'BANA KALSA YÜZ BİN TANE KİTAP YAZARIM'
Çocukluğunda ne bulursa okumak istediğini söyleyen Budayıcıoğlu ‘’Hayatı okuyarak tanımaya çalışanlardanım ben. Annem bizi kolay kolay dışarı bırakmazdı. Otoriter bir kadındı. Ben de hayatı çok merak ederdim. Onları hep kitaplarda arardım. Ama hala çocukluğum burnumda tüter.
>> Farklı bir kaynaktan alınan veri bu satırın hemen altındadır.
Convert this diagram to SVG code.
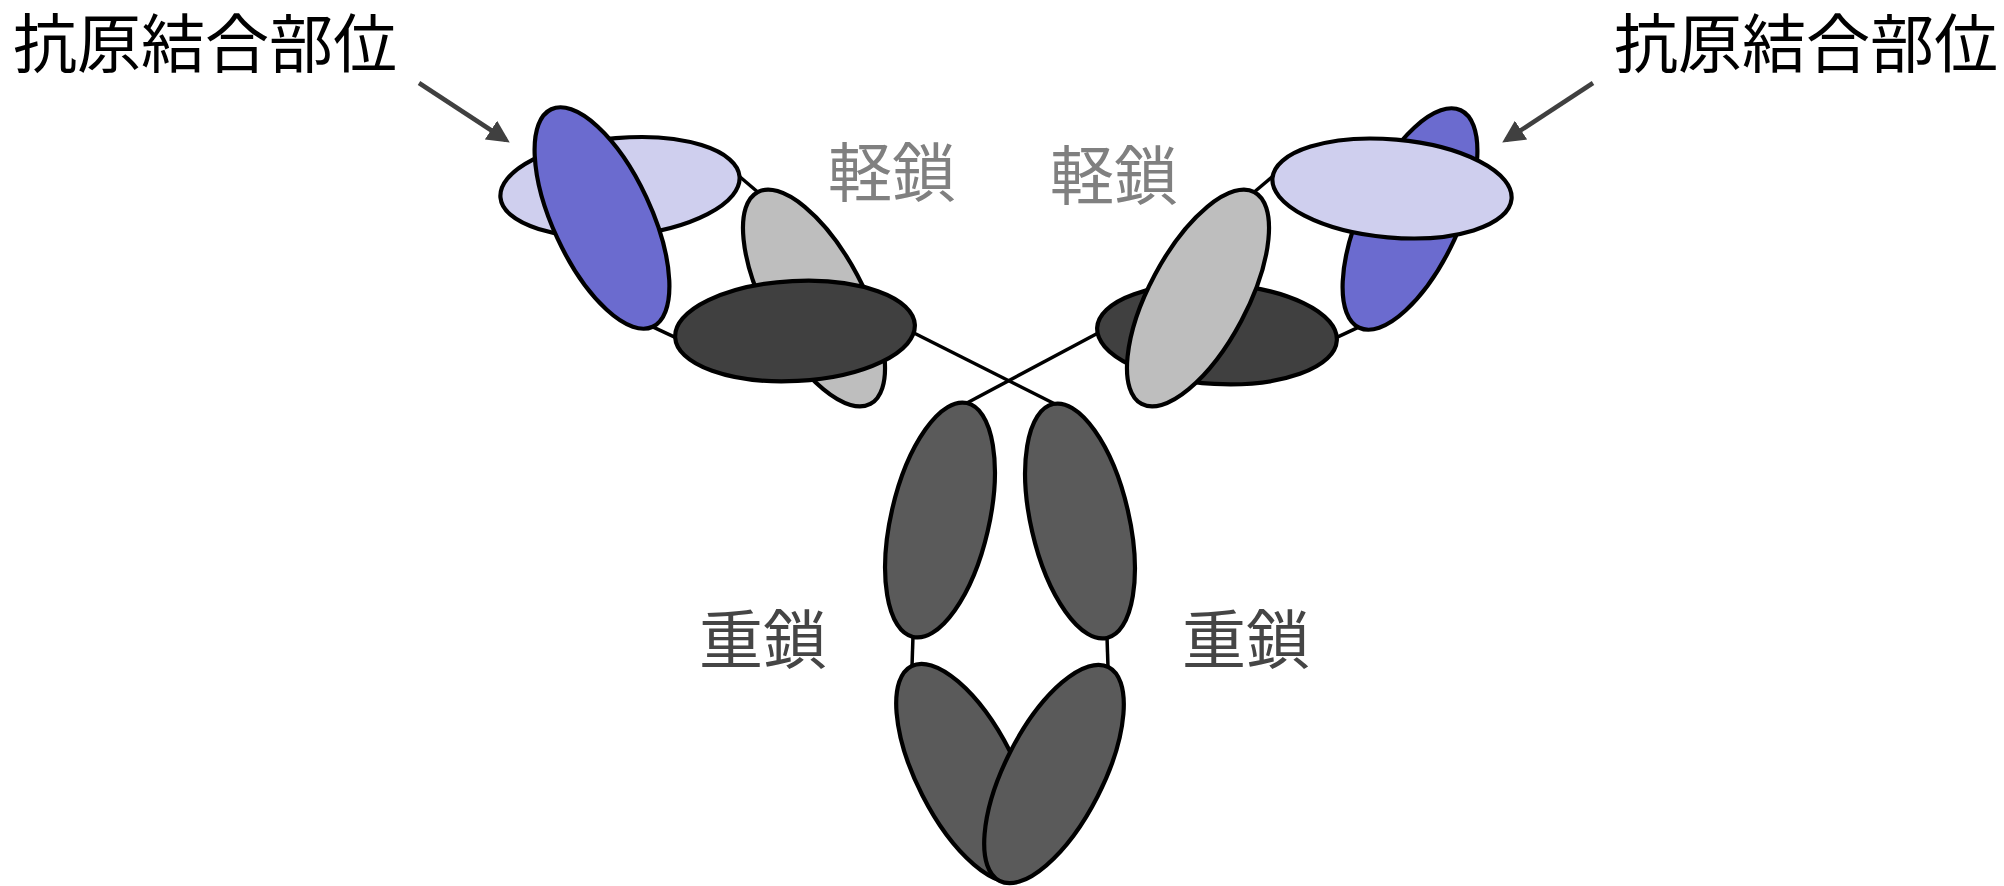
<svg xmlns="http://www.w3.org/2000/svg" width="2004" height="886" viewBox="0 0 2004 886">
  <style>
    .dom { stroke: #000; stroke-width: 4.2; }
    .vl { fill: #CFCFEE; }
    .vh { fill: #6B6BCF; }
    .cl { fill: #BEBEBE; }
    .ch1 { fill: #404040; }
    .fc { fill: #5A5A5A; }
    .link { stroke: #000; stroke-width: 3.5; fill: none; }
    .pointer { stroke: #404040; stroke-width: 4.5; fill: none; }
    .lbl { font-family: "Noto Sans CJK JP", "Noto Sans CJK SC", sans-serif; font-size: 64px; }
    .site { fill: #000; }
    .light { fill: #808080; }
    .heavy { fill: #454545; }
  </style>
  <defs>
    <marker id="head" viewBox="0 0 10 10" refX="8" refY="5" markerWidth="5" markerHeight="5" orient="auto" markerUnits="strokeWidth">
      <path d="M0,0 L10,5 L0,10 Z" fill="#404040"/>
    </marker>
  </defs>

  <!-- backbone links between domains -->
  <g id="connectors">
    <line class="link" x1="739.5" y1="176.5" x2="757.7" y2="192"/>
    <line class="link" x1="652.7" y1="326.8" x2="675.2" y2="337.3"/>
    <line class="link" x1="912" y1="332" x2="1055" y2="404"/>
    <line class="link" x1="1272.5" y1="176.5" x2="1254.3" y2="192"/>
    <line class="link" x1="1359.3" y1="326.8" x2="1336.8" y2="337.3"/>
    <line class="link" x1="1100" y1="332" x2="965" y2="404"/>
    <line class="link" x1="913" y1="636" x2="912" y2="666"/>
    <line class="link" x1="1107" y1="637" x2="1108" y2="667"/>
    <line class="pointer" x1="419" y1="83" x2="506" y2="140" marker-end="url(#head)"/>
    <line class="pointer" x1="1593" y1="83" x2="1506" y2="140" marker-end="url(#head)"/>
  </g>

  <!-- left Fab arm -->
  <g id="fab-left">
    <ellipse class="dom vl" cx="620" cy="187" rx="120" ry="49" transform="rotate(-5 620 187)"/>
    <ellipse class="dom vh" cx="602" cy="218" rx="49" ry="120" transform="rotate(-25 602 218)"/>
    <ellipse class="dom cl" cx="814" cy="298" rx="49" ry="120" transform="rotate(-28 814 298)"/>
    <ellipse class="dom ch1" cx="795" cy="331" rx="120" ry="50" transform="rotate(-3 795 331)"/>
  </g>

  <!-- right Fab arm -->
  <g id="fab-right">
    <ellipse class="dom vh" cx="1410" cy="219" rx="49" ry="120" transform="rotate(25 1410 219)"/>
    <ellipse class="dom vl" cx="1392" cy="188.5" rx="120" ry="49" transform="rotate(5 1392 188.5)"/>
    <ellipse class="dom ch1" cx="1217" cy="334" rx="120" ry="50" transform="rotate(3 1217 334)"/>
    <ellipse class="dom cl" cx="1198" cy="298" rx="49" ry="120" transform="rotate(28 1198 298)"/>
  </g>

  <!-- Fc stem -->
  <g id="fc-upper-left">
    <ellipse class="dom fc" cx="940" cy="520" rx="49" ry="120" transform="rotate(13 940 520)"/>
  </g>
  <g id="fc-upper-right">
    <ellipse class="dom fc" cx="1080" cy="521" rx="49" ry="120" transform="rotate(-13 1080 521)"/>
  </g>
  <g id="fc-lower-left">
    <ellipse class="dom fc" cx="966" cy="773" rx="49" ry="120" transform="rotate(-27 966 773)"/>
  </g>
  <g id="fc-lower-right">
    <ellipse class="dom fc" cx="1054" cy="774" rx="49" ry="120" transform="rotate(27 1054 774)"/>
  </g>

  <!-- labels -->
  <g id="label-site-left"><text class="lbl site" x="13" y="67">抗原結合部位</text></g>
  <g id="label-site-right"><text class="lbl site" x="1614" y="67">抗原結合部位</text></g>
  <g id="label-light-left"><text class="lbl light" x="828" y="196">軽鎖</text></g>
  <g id="label-light-right"><text class="lbl light" x="1050" y="199">軽鎖</text></g>
  <g id="label-heavy-left"><text class="lbl heavy" x="699" y="663">重鎖</text></g>
  <g id="label-heavy-right"><text class="lbl heavy" x="1182" y="663">重鎖</text></g>
</svg>
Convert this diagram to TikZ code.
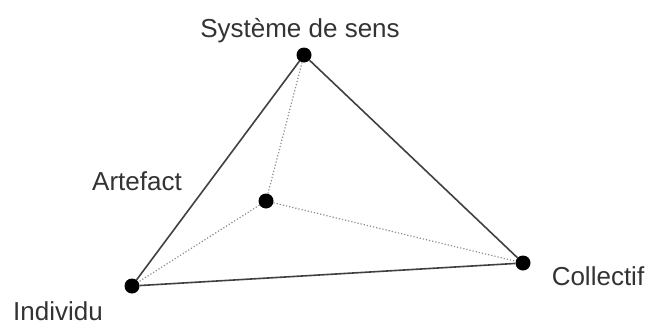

Çok güzeldi’’ dedi.
Budayıcıoğlu, eşini kaybettikten sonra bir şeylere tutunma gereğini hissettiğini ve yazmanın kendisine arkadaş olduğunu söyleyerek, anlatmak istediği çok hikaye olduğunu ifade etti.
Budayıcıoğlu ‘’Yazdığım her şeye hep dua ederdim. Psikiyatrist olmasaydım bu kadar çok insanı dinlemeseydim, bu hayatla ilgili, bu hayatın sırlarını öğrenmeseydim bu yazdıklarımı ben de bilmiyor olacaktım. Fakat gördüm ki bunları bilmek, anlamak, hayatın rengini ve kaderi değiştirebiliyor. İstedim ki bunu çok insan okuyup kendi kaderine müdahale edebilsin. Bir şeyleri fark edebilsin. Bana kalsa, benim elimden gelse daha yüz bin tane kitap yazarım. Çünkü o kadar anlatmak istediğim hikaye’’ dedi.
'İSTANBULLU GELİN' HEYECANI
Kitaplarının dizi olacağını hayal kurmayı seven biri olmasına rağmen hiç hayal etmediğini söyleyen Budayıcıoğlu ‘’Şimdi de çok çok mutluyum. İlk dizi İstanbullu Gelin’di. Diziyi ilk seyrettiğim zaman ne kadar heyecanlanmış ve çok gururlanmıştım. Tabi televizyonun gücü çok başka. Çok daha büyük kitlelere ulaşabiliyorsunuz. Ve ilk psikiyatri sahnelerini de İstanbullu Gelin’de biz koymuştuk ve o sahneler çok beğenildi. çok izlendi. Oyuncular da muhteşemdi’’ dedi.